В условиях, когда по первому вопросу североатлантические союзники в принципе не могли предложить никакого удовлетворяющего Украину варианта, значимость гарантий безопасности росла еще больше. Вместе с ней повышалась и сложность вопроса.
В итоге в Вильнюсе нашли достаточно креативный политико-бюрократический выход, чтобы украинские результаты саммита не выглядели провалом. Итоговое коммюнике саммита ограничилось фактически повторением печально известной формулы Бухарестского саммита 2008 года. Теперь она звучит так: «Мы сможем направить приглашение Украине присоединиться к Североатлантическому союзу, когда союзники согласятся с этим и будут выполнены условия». Но сразу после этого на полях саммита от имени стран «Большой семерки» (G7) была принята Совместная декларация о поддержке Украины. Официальный Киев представил этот документ как существенный прогресс и результат тяжелой дипломатической работы, начатой группой Ермака-Расмуссена в рамках подготовки Киевского договора о безопасности (Kyiv Security Compact).
Однако даже при поверхностном ознакомлении с декларацией G7 возникает множество вопросов о работоспособности и реалистичности анонсированного в ней механизма.
Он предполагает взаимоувязывание многосторонней общей политической рамки с двусторонними конкретными обязательствами помощи Киеву. Мы уже разбирали основные проблемы этого подхода по горячим следам после Вильнюсского саммита, поэтому не будем повторяться. Лишь подчеркнем, что ни декларация G7, ни многочисленные заявления западных лидеров не подразумевают никаких реальных гарантий безопасности. Речь идет исключительно о военно-финансовой помощи Украине (то есть фактически о статус-кво), которую обещают сделать устойчивой и долгосрочной. При этом пока неочевидно, достижимо ли это на практике.
«А-ля израильская модель»
В этой ситуации обращает на себя внимание еще одно ответвление дискуссии о гарантиях безопасности Украине, которое становится общепринятым штампом на фоне сохраняющейся пока невозможности предложить Киеву реальные гарантии. Речь о повсеместных отсылках к так называемой «израильской модели». Они появились еще в 2022 году, но участились в последнее время.
Накануне Вильнюсского саммита Джозеф Байден дал интервью CNN, в котором попытался объяснить логику Вашингтона воздерживаться от конкретных обязательств по поводу присоединения Украины к НАТО. При этом он заявил:
«Соединенные Штаты были бы готовы, пока идет процесс [по сближению Киева с НАТО], а этот процесс займет время, предоставить безопасность а-ля безопасность, которую мы обеспечиваем Израилю, поставляя вооружения и обеспечивая потребности, способность для самозащиты».

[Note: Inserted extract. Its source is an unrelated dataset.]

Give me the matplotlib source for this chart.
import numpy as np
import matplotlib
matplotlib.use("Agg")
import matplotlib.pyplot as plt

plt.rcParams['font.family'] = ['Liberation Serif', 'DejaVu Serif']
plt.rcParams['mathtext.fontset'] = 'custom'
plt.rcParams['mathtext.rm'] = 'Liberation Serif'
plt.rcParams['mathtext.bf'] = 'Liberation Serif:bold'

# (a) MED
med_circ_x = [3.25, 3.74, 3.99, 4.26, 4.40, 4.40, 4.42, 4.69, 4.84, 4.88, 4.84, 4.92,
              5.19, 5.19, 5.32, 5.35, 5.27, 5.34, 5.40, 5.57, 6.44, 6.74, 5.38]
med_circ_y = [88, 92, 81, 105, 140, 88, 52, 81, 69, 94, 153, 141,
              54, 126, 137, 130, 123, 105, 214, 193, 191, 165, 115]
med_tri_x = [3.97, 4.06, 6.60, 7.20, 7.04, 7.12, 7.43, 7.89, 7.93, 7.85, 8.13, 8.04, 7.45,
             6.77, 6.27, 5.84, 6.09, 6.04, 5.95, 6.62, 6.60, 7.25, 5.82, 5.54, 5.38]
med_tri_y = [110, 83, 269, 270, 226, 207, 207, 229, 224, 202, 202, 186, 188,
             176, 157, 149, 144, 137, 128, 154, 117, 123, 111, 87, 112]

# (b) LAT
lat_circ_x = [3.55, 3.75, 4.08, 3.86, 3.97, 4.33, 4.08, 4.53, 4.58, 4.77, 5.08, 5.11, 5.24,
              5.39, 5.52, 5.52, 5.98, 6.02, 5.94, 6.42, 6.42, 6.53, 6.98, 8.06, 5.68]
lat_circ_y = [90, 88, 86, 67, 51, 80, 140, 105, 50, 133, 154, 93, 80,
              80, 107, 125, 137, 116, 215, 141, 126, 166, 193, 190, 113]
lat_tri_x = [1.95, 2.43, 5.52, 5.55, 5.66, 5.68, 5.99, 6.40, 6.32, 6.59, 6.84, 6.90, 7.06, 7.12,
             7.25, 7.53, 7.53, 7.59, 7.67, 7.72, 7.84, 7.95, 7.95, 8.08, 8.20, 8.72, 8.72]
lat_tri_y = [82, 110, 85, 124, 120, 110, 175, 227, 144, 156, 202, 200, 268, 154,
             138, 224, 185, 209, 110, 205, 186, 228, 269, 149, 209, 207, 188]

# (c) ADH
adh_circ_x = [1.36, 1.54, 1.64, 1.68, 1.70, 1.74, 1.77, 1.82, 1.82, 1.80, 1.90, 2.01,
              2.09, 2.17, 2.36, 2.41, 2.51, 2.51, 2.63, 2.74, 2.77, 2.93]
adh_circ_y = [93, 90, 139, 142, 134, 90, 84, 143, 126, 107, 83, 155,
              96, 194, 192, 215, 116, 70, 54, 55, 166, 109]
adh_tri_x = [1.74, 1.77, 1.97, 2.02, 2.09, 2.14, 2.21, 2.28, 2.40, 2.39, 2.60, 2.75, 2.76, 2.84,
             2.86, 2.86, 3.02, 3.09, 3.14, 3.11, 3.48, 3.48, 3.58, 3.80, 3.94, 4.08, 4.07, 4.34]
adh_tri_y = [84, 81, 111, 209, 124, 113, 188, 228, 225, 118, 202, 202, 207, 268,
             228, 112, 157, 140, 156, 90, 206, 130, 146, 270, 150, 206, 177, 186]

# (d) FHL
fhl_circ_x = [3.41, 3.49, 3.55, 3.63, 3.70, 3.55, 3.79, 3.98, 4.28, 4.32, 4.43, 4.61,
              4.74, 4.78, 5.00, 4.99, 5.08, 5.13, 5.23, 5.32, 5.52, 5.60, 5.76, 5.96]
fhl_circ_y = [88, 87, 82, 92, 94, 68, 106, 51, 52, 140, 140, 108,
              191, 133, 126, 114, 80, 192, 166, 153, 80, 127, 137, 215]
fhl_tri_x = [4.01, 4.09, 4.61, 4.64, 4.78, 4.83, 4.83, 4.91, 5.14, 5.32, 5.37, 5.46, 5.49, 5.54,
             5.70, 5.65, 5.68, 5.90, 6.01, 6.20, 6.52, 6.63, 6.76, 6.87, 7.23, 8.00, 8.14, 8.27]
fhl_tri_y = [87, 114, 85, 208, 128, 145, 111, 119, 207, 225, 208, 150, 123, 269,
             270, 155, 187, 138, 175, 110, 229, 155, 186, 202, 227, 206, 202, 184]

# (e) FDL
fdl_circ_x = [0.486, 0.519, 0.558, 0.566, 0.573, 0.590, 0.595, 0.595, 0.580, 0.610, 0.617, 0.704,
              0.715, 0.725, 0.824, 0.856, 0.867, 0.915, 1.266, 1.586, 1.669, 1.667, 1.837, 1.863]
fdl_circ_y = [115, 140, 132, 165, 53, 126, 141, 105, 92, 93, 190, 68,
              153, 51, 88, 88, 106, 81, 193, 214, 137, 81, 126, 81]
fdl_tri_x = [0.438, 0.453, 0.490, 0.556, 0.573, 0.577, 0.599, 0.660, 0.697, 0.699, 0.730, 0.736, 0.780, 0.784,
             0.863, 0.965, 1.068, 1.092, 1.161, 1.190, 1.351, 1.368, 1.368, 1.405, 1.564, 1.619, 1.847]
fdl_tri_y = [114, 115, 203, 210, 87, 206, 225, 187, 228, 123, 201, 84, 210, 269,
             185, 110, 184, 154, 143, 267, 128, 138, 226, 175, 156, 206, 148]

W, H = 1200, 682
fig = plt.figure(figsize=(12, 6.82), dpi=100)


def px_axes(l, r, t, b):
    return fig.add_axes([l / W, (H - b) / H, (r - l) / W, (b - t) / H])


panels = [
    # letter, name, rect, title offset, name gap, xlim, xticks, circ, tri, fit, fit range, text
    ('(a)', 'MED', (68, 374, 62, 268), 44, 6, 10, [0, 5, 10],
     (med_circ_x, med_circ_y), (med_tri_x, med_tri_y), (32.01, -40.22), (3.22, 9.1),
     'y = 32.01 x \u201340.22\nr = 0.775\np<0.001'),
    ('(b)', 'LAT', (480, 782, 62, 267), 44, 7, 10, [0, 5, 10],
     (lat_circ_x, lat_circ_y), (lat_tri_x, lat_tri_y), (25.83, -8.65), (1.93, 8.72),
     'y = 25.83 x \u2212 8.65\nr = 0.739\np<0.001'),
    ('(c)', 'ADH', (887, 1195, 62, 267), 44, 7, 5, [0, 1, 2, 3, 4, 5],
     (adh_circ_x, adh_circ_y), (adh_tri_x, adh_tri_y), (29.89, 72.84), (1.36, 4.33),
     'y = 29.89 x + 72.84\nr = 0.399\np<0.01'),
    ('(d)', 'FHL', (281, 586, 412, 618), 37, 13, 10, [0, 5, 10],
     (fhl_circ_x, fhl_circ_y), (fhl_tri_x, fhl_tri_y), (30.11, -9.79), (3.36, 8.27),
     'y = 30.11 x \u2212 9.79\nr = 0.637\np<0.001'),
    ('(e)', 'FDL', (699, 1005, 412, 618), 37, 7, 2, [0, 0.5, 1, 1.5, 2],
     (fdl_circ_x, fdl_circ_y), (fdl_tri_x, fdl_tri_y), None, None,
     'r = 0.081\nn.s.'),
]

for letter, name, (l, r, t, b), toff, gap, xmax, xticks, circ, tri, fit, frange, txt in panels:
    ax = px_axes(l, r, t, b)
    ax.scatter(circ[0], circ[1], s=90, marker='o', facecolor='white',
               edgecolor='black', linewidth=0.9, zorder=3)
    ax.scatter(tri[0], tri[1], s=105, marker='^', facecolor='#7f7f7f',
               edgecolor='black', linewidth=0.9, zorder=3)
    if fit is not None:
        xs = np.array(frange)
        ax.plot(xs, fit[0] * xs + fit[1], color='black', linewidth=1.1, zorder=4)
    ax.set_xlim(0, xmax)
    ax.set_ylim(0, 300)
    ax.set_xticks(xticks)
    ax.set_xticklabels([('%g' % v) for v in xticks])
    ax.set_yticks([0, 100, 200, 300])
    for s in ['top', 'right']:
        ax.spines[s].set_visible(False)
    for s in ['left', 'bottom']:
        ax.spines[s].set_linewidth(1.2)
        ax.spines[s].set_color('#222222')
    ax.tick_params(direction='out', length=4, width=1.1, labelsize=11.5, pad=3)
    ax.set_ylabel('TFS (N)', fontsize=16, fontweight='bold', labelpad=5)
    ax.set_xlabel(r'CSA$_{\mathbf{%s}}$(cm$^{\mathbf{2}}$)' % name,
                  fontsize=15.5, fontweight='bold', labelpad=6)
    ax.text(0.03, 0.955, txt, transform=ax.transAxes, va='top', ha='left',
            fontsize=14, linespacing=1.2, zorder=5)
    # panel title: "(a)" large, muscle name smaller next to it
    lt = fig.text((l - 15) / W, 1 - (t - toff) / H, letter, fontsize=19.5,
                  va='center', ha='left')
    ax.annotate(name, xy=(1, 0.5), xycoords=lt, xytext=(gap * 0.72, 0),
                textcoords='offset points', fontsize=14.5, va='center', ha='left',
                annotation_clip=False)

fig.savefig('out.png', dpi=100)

Формулировка звучит интересно и медийно выигрышно как для Запада, так и для самой Украины. Однако важно вписать это и подобные заявления в общий военно-дипломатический контекст войны в Украине. Иными словами – в контекст зашкаливающей неопределенности по поводу ее перспектив и будущего состояния международной безопасности, которая объясняет, почему здесь и сейчас никакие реальные гарантии безопасности Запад Киеву дать не может.
И тогда становится понятным, что обращение к «израильской модели» – это попытка найти какой-то образ, метафору для минимально содержательного обсуждения вопроса, на которой сегодня нет ответа.

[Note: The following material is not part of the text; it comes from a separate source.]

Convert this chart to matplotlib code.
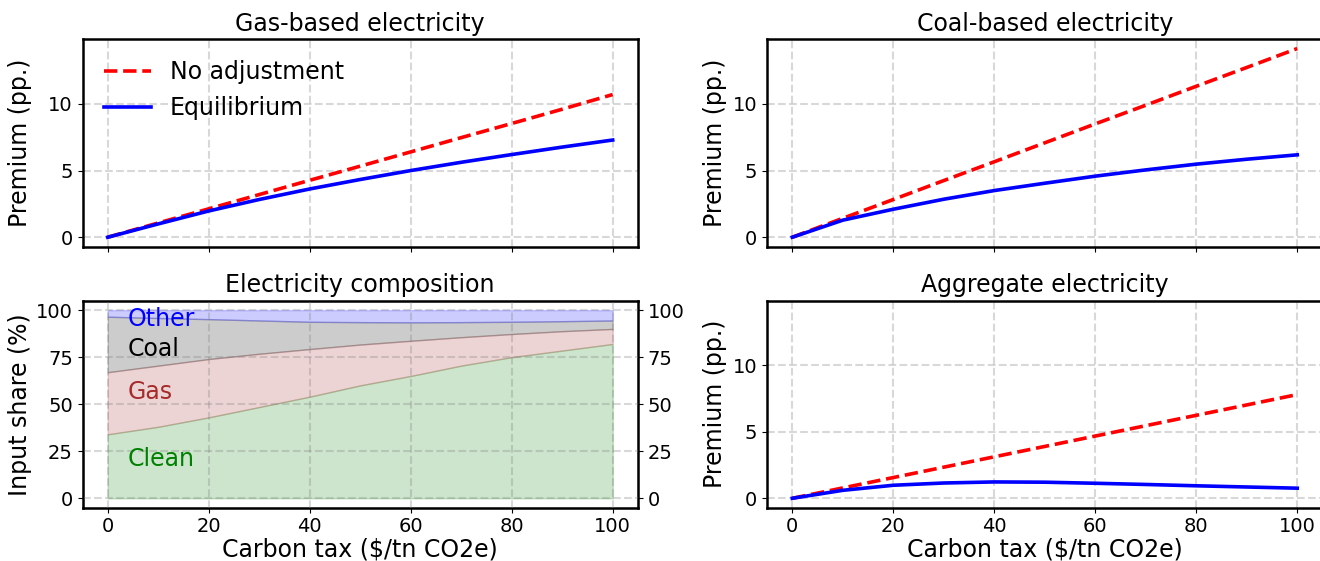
import matplotlib
matplotlib.use("Agg")
import matplotlib.pyplot as plt
import numpy as np

# carbon tax grid ($/tn CO2e)
tax = [0, 10, 20, 30, 40, 50, 60, 70, 80, 90, 100]

# premium (pp.)
gas_noadj = [0, 1.07, 2.13, 3.2, 4.27, 5.33, 6.4, 7.47, 8.53, 9.6, 10.7]
gas_eq = [0, 1.0, 1.97, 2.83, 3.62, 4.33, 5.0, 5.62, 6.2, 6.76, 7.29]
coal_noadj = [0, 1.42, 2.83, 4.25, 5.66, 7.08, 8.5, 9.9, 11.32, 12.73, 14.15]
coal_eq = [0, 1.28, 2.1, 2.85, 3.5, 4.05, 4.58, 5.05, 5.48, 5.85, 6.18]
agg_noadj = [0, 0.78, 1.56, 2.34, 3.12, 3.9, 4.68, 5.46, 6.24, 7.02, 7.8]
agg_eq = [0, 0.6, 0.98, 1.15, 1.23, 1.21, 1.13, 1.04, 0.94, 0.85, 0.76]

# electricity input shares (%)
share_clean = [34, 38, 43, 48.5, 54, 60, 65, 70.5, 75, 78.5, 82]
share_gas = [33, 32.5, 31, 28.3, 25.3, 21.7, 18.7, 15.1, 12.3, 10.3, 8]
share_coal = [29.5, 25.3, 21.2, 17.7, 14.5, 11.9, 9.8, 8.0, 6.5, 5.3, 4.5]
share_other = [3.5, 4.2, 4.8, 5.5, 6.2, 6.4, 6.5, 6.4, 6.2, 5.9, 5.5]

FS = 17
TS = 14

fig, ax = plt.subplots(2, 2, figsize=(13.2, 5.61), dpi=100)
pos = {(0, 0): [0.0625, 0.5603, 0.4208, 0.370],
       (0, 1): [0.5811, 0.5603, 0.4208, 0.370],
       (1, 0): [0.0625, 0.0950, 0.4208, 0.369],
       (1, 1): [0.5811, 0.0950, 0.4208, 0.369]}
for k, p in pos.items():
    ax[k].set_position(p)

for a in ax.flat:
    if a is not ax[1, 0]:
        a.sharex(ax[1, 0])
ax[0, 1].sharey(ax[0, 0])
ax[1, 1].sharey(ax[0, 0])


def style(a):
    a.grid(True, ls='--', lw=1.5, color='grey', alpha=0.3)
    a.tick_params(labelsize=TS)
    for s in a.spines.values():
        s.set_linewidth(1.8)


def premium(a, noadj, eq, title, legend=False):
    a.plot(tax, noadj, color='red', ls='--', lw=2.6, label='No adjustment')
    a.plot(tax, eq, color='blue', lw=2.6, label='Equilibrium')
    a.set_title(title, fontsize=FS)
    a.set_ylabel('Premium (pp.)', fontsize=FS)
    a.set_yticks([0, 5, 10])
    style(a)
    if legend:
        a.legend(loc='upper left', frameon=False, fontsize=FS)


premium(ax[0, 0], gas_noadj, gas_eq, 'Gas-based electricity', legend=True)
premium(ax[0, 1], coal_noadj, coal_eq, 'Coal-based electricity')
premium(ax[1, 1], agg_noadj, agg_eq, 'Aggregate electricity')

for a in ax[0]:
    a.tick_params(axis='x', labelbottom=False)
for a in ax[1]:
    a.set_xlabel('Carbon tax ($/tn CO2e)', fontsize=FS, labelpad=1)
ax[1, 0].set_xticks([0, 20, 40, 60, 80, 100])

# composition panel
comp = ax[1, 0]
clean = np.array(share_clean)
gas_top = clean + np.array(share_gas)
coal_top = gas_top + np.array(share_coal)
other_top = coal_top + np.array(share_other)
layers = [(0 * clean, clean, 'green'), (clean, gas_top, 'brown'),
          (gas_top, coal_top, 'black'), (coal_top, other_top, 'blue')]
for lo, hi, c in layers:
    comp.fill_between(tax, lo, hi, facecolor=c, alpha=0.2, edgecolor=c, lw=1)
comp.text(4, 95.5, 'Other', color='blue', fontsize=FS, va='center')
comp.text(4, 79.5, 'Coal', color='black', fontsize=FS, va='center')
comp.text(4, 56.5, 'Gas', color='brown', fontsize=FS, va='center')
comp.text(4, 21, 'Clean', color='green', fontsize=FS, va='center')
comp.set_title('Electricity composition', fontsize=FS)
comp.set_ylabel('Input share (%)', fontsize=FS)
comp.set_yticks([0, 25, 50, 75, 100])
comp.set_ylim(-5, 105)
comp.set_axisbelow(False)
style(comp)
comp2 = comp.twinx()
comp2.set_position(pos[(1, 0)])
comp2.set_ylim(-5, 105)
comp2.set_yticks([0, 25, 50, 75, 100])
comp2.tick_params(labelsize=TS)

ax[1, 0].set_xlim(-5, 105)

# y label placement (x is the label's right edge)
for k in [(0, 0), (1, 0)]:
    ax[k].yaxis.set_label_coords(-0.091, 0.5)
for k in [(0, 1), (1, 1)]:
    ax[k].yaxis.set_label_coords(-0.072, 0.5)

plt.savefig('out.png', dpi=100)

Это хорошо видно хотя бы по тому, как абстрактно звучат слова западных лидеров, которые делают отсылки к израильской модели.
Например, президент Франции Эммануэль Макрон утверждает, что «мы должны сконструировать что-то между безопасностью, предоставляемой Израилю, и полноценным членством [в НАТО]». А президент Чехии Петр Павел говорит, что «слышал о двух видах или сценариях гарантий». По его словам, «первый – это использовать гарантии, которые предоставлялись Финляндии от начала ее присоединения [к НАТО] до ратификации. Другой подход к гарантиям безопасности применяется к Израилю. Возможно, мы увидим что-то среднее».
Поэтому и относиться к таким отсылкам к израильской модели стоит соответствующим образом: как к ни к чему не обязывающей метафоре в ситуации, когда условия для предметной дискуссии по теме еще не сложились. К тому же, по мере развития событий эту абстрактную формулу можно будет свести как к чему-то принципиально новому, так и просто к статус-кво с массированными поставками Украине вооружений по двусторонней линии и в рамках формата «Рамштайн».
Украина – не Израиль
Тем не менее легко заметить, как обращение к израильской формуле задает импульс дискуссиям и порождает надежды (или, правильнее сказать, иллюзии). Поэтому все же предложим краткое и лежащее на поверхности объяснение, почему «а-ля израильская модель» для Украины нерелевантна.
Во-первых, Израиль имеет серьезное военно-технологическое преимущество перед государствами Ближнего Востока, в которых он видит врагов. Это дает ему возможность при необходимости поражать практически любые цели в любых частях региона.
Сложно даже гипотетически представить ситуацию, когда Украина будет располагать подобными преимуществами и возможностями в отношении России.
При любом реалистичном сценарии развития событий последняя останется мощной военной силой, располагающей крупнейшим ядерным арсеналом и развитым военно-промышленным комплексом.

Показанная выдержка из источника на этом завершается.